begin RAW RECORDS

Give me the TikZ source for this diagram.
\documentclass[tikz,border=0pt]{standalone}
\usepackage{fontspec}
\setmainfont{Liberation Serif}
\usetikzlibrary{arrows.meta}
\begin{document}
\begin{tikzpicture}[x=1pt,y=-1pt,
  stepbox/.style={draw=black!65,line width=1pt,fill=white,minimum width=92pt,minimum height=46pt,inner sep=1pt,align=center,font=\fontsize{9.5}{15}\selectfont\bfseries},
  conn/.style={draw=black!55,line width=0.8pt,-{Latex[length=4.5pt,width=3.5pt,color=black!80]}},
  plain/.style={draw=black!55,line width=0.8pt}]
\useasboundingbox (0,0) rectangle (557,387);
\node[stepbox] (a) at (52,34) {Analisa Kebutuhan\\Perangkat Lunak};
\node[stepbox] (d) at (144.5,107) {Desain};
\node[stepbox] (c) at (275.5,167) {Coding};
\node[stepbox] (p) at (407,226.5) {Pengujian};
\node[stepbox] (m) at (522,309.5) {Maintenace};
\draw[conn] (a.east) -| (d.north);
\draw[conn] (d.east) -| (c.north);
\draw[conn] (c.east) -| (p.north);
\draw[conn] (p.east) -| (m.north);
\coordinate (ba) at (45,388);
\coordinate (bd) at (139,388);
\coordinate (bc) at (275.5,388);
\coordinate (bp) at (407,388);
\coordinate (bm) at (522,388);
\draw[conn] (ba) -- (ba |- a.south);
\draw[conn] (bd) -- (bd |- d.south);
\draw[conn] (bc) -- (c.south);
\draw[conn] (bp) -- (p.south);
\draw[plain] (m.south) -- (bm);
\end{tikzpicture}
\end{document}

end RAW RECORDS
begin RAW RECORDS

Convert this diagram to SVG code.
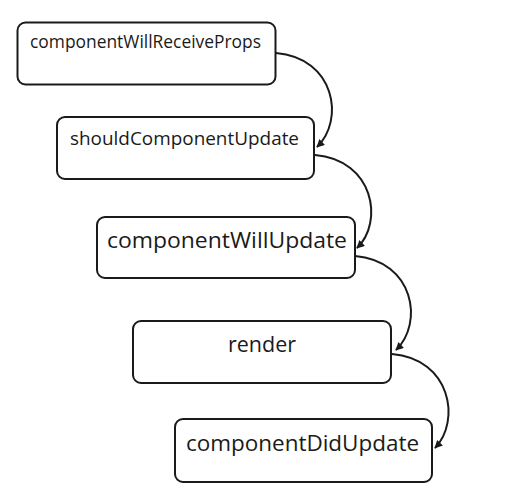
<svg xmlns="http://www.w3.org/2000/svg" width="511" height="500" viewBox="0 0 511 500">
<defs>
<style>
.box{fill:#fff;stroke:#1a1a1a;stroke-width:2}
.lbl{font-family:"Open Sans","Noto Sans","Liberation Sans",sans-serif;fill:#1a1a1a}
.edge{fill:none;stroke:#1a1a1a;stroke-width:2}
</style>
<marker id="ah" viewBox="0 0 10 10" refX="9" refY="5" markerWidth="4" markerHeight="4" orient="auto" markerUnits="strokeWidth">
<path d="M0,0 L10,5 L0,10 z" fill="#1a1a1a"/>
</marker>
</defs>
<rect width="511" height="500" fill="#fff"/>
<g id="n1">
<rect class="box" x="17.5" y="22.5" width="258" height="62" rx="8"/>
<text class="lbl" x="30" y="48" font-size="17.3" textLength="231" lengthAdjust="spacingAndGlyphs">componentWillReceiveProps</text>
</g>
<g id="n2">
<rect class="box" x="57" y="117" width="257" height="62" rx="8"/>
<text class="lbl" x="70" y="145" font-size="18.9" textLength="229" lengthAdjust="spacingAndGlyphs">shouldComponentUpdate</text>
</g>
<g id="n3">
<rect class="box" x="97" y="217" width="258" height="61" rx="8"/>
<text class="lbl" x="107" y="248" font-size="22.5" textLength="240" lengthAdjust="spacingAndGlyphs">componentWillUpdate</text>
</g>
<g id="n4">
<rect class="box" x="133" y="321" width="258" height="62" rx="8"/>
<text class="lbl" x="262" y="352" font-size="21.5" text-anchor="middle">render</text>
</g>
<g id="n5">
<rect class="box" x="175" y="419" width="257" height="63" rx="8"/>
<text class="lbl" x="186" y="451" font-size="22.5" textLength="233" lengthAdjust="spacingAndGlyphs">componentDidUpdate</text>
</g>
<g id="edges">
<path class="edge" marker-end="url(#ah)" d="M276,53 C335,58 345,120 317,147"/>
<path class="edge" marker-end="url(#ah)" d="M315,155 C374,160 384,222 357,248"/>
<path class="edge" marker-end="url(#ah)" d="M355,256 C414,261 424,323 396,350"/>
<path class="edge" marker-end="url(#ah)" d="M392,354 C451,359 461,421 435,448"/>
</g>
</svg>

end RAW RECORDS

### EXERCISE
Among the lines of the data, identify those with the word "this". Copy each of them.

### ANSWER
Give me the TikZ source for this diagram.
Convert this diagram to SVG code.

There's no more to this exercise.